First time parents are both neurotic and incredibly smug. If one is going to spend countless hours freaking out about being in charge of keeping a completely helpless little blob of person alive, one at least requires the pay off of a decided sense of superiority among fellow parents.
"Oh, I don't let my 15 month old watch T.V. He doesn't even know what Sesame Street is!" (Parent who spent 45 minutes earlier in the day installing coffee table corner bumpers, and who may or may not have caregiving induced IBS, puffs out chest in pride.)
When the second child comes along (and this is as far as my personal life experience has taken me) things become far more focused on survival. A good day ends with both children in bed, still breathing. That's it. "Both kids have a pulse eh? I'm breaking out the bubbly!".

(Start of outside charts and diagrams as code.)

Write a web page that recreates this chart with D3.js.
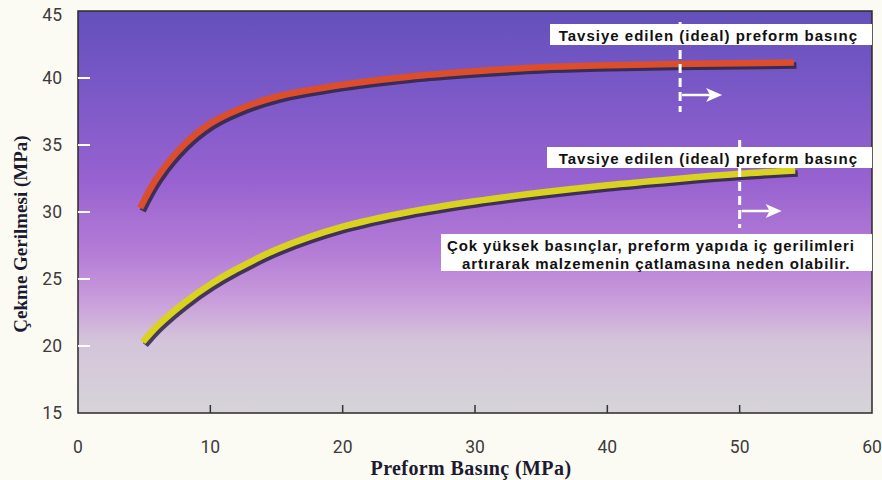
<!DOCTYPE html>
<html>
<head>
<meta charset="utf-8">
<script src="https://cdn.jsdelivr.net/npm/d3@7"></script>
<style>
  html, body { margin: 0; padding: 0; background: #fcfbf3; }
  svg { display: block; }
</style>
</head>
<body>
<svg id="chart" width="882" height="480"></svg>
<script>
// Preform pressure (MPa) vs. tensile strength (MPa)
const redPressure   = [4.7, 6, 8, 10, 12, 15, 20, 25, 30, 35, 40, 45, 50, 54.1];
const redStrength   = [30.3, 32.6, 35.0, 36.6, 37.6, 38.6, 39.5, 40.1, 40.5, 40.8, 40.95, 41.05, 41.1, 41.15];
const yellowPressure = [4.9, 6, 8, 10, 12, 15, 20, 25, 30, 35, 40, 45, 50, 54.2];
const yellowStrength = [20.3, 21.5, 23.2, 24.6, 25.75, 27.2, 28.9, 30.0, 30.8, 31.45, 32.0, 32.45, 32.85, 33.1];

const xTicks = [0, 10, 20, 30, 40, 50, 60];
const yTicks = [15, 20, 25, 30, 35, 40, 45];

// recommended (ideal) preform pressure markers, one per curve
const idealPressure = [45.5, 50];
const idealLabel = "Tavsiye edilen (ideal) preform basınç";
const warningLines = [
  "Çok yüksek basınçlar, preform yapıda iç gerilimleri",
  "artırarak malzemenin çatlamasına neden olabilir."
];
const xTitle = "Preform Basınç (MPa)";
const yTitle = "Çekme Gerilmesi (MPa)";

const svg = d3.select("#chart");
const x = d3.scaleLinear().domain([0, 60]).range([78, 872]);
const y = d3.scaleLinear().domain([15, 45]).range([413, 11]);

const defs = svg.append("defs");
const grad = defs.append("linearGradient")
  .attr("id", "bg").attr("x1", 0).attr("y1", 0).attr("x2", 0).attr("y2", 1);
[
  [0.00, "#6450bb"],
  [0.18, "#7858c6"],
  [0.42, "#9762d0"],
  [0.60, "#b47cd6"],
  [0.72, "#c99ddb"],
  [0.82, "#d4c4da"],
  [1.00, "#d6d4d8"]
].forEach(([o, c]) => grad.append("stop").attr("offset", o).attr("stop-color", c));

// plot background
svg.append("rect")
  .attr("x", x(0)).attr("y", y(45))
  .attr("width", x(60) - x(0)).attr("height", y(15) - y(45))
  .attr("fill", "url(#bg)");

// curves with a drop shadow
const line = d3.line().curve(d3.curveCatmullRom.alpha(0.5)).x(d => x(d[0])).y(d => y(d[1]));
const series = [
  { pts: d3.zip(redPressure, redStrength), color: "#dc4d2c" },
  { pts: d3.zip(yellowPressure, yellowStrength), color: "#d9d21e" }
];
series.forEach(s => {
  svg.append("path").attr("d", line(s.pts))
    .attr("transform", "translate(2.5,3)")
    .attr("fill", "none").attr("stroke", "#2e2444").attr("stroke-opacity", 0.85)
    .attr("stroke-width", 6.5);
  svg.append("path").attr("d", line(s.pts))
    .attr("fill", "none").attr("stroke", s.color).attr("stroke-width", 6.5);
});

// frame
svg.append("rect")
  .attr("x", x(0)).attr("y", y(45))
  .attr("width", x(60) - x(0)).attr("height", y(15) - y(45))
  .attr("fill", "none").attr("stroke", "#2a2a2a").attr("stroke-width", 1.5);

// y ticks (white, inside) and labels
const tickFont = "'Liberation Sans Narrow', 'Arial Narrow', 'Roboto', sans-serif";
svg.selectAll(".ytick").data(yTicks.filter(v => v > 15 && v < 45)).join("line")
  .attr("x1", x(0)).attr("x2", x(0) + 12)
  .attr("y1", d => y(d)).attr("y2", d => y(d))
  .attr("stroke", "#ffffff").attr("stroke-width", 2);
svg.selectAll(".ylab").data(yTicks).join("text")
  .attr("x", 62).attr("y", d => y(d) + (d === 45 ? 4 : 0))
  .attr("text-anchor", "end").attr("dominant-baseline", "central")
  .attr("font-family", tickFont).attr("font-size", 17.5).attr("fill", "#3c3c3c")
  .text(d => d);

// x ticks (dark, inside) and labels
svg.selectAll(".xtick").data(xTicks.filter(v => v > 0 && v < 60)).join("line")
  .attr("x1", d => x(d)).attr("x2", d => x(d))
  .attr("y1", y(15)).attr("y2", y(15) - 8)
  .attr("stroke", "#333").attr("stroke-width", 1.5);
svg.selectAll(".xlab").data(xTicks).join("text")
  .attr("x", d => x(d)).attr("y", 447)
  .attr("text-anchor", "middle").attr("dominant-baseline", "central")
  .attr("font-family", tickFont).attr("font-size", 17.5).attr("fill", "#3c3c3c")
  .text(d => d);

// axis titles
const titleFont = "'Liberation Serif', 'Times New Roman', serif";
svg.append("text")
  .attr("x", 471).attr("y", 468)
  .attr("text-anchor", "middle").attr("dominant-baseline", "central")
  .attr("font-family", titleFont).attr("font-weight", "bold").attr("font-size", 20)
  .attr("letter-spacing", 0.4)
  .attr("fill", "#1c1a30").text(xTitle);
svg.append("text")
  .attr("transform", "translate(20,234) rotate(-90)")
  .attr("text-anchor", "middle").attr("dominant-baseline", "central")
  .attr("font-family", titleFont).attr("font-weight", "bold").attr("font-size", 19)
  .attr("fill", "#1c1a30").text(yTitle);

// ideal pressure markers: dashed line, label box, arrow
const labelFont = "'Liberation Sans', Arial, sans-serif";
const markers = [
  { p: idealPressure[0], top: 22, bottom: 112, boxX: 550, boxY: 24, arrowY: 95 },
  { p: idealPressure[1], top: 140, bottom: 228, boxX: 547, boxY: 147, arrowY: 211 }
];
markers.forEach(m => {
  const mx = x(m.p);
  svg.append("line")
    .attr("x1", mx).attr("x2", mx).attr("y1", m.top).attr("y2", m.bottom)
    .attr("stroke", "#ffffff").attr("stroke-width", 3).attr("stroke-dasharray", "9,5");
  svg.append("rect")
    .attr("x", m.boxX).attr("y", m.boxY).attr("width", 872 - m.boxX).attr("height", 21)
    .attr("fill", "#ffffff");
  svg.append("text")
    .attr("x", 858).attr("y", m.boxY + 11)
    .attr("text-anchor", "end").attr("dominant-baseline", "central")
    .attr("font-family", labelFont).attr("font-weight", "bold").attr("font-size", 15)
    .attr("letter-spacing", 1.0).attr("fill", "#111").text(idealLabel);
  svg.append("line")
    .attr("x1", mx + 2).attr("x2", mx + 30).attr("y1", m.arrowY).attr("y2", m.arrowY)
    .attr("stroke", "#ffffff").attr("stroke-width", 2.5);
  svg.append("path")
    .attr("d", `M${mx + 26},${m.arrowY - 7} L${mx + 42},${m.arrowY} L${mx + 26},${m.arrowY + 7} L${mx + 30},${m.arrowY} Z`)
    .attr("fill", "#ffffff");
});

// warning note
svg.append("rect")
  .attr("x", 441).attr("y", 234).attr("width", 431).attr("height", 37)
  .attr("fill", "#ffffff");
svg.selectAll(".warn").data(warningLines).join("text")
  .attr("x", (d, i) => i === 0 ? 447 : 462)
  .attr("y", (d, i) => 245 + i * 18)
  .attr("dominant-baseline", "central")
  .attr("font-family", labelFont).attr("font-weight", "bold").attr("font-size", 15)
  .attr("letter-spacing", 0.9).attr("fill", "#111").text(d => d);
</script>
</body>
</html>
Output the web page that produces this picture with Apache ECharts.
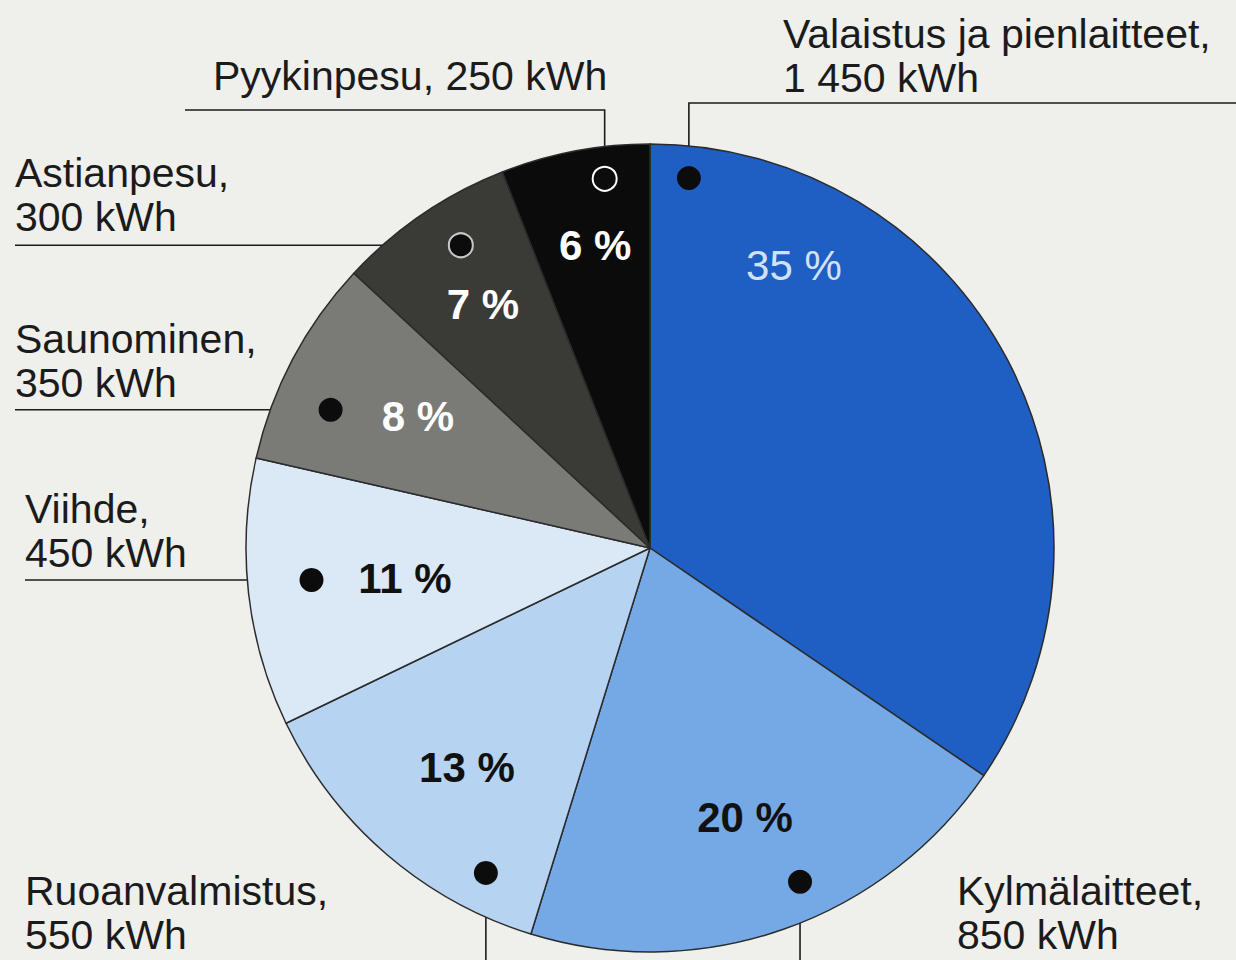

Therefore, the poor second child doesn't experience the same level of developmentally appropriate insulation in the early days. When Payne was a baby, he didn't know what a cartoon was.
Now:
Yeah...
And the hilarious part is that I get frustrated that it doesn't distract her like it distracts her brother. With a three month old Payne I was all "Here! Look at this rattle I'm shaking instead of watching the news!" and now with Genevieve it's more like "WHY WON'T ELMO MAKE YOU STOP CRYING!?".
This attitude goes for toys as well. Payne had almost no noisy toys, and we didn't put batteries in anything that lit up etc... Now we've stuffed them into every single baby toy we can. Everything lights up or makes noises, and she loves it. If a backflipping light up duckie that screams "Camptown Races" in falsetto buys me an extra five minutes while cooking dinner, I'll buy AAs in bulk...and wear ear muffs.
Children are humbling, that much I have learned!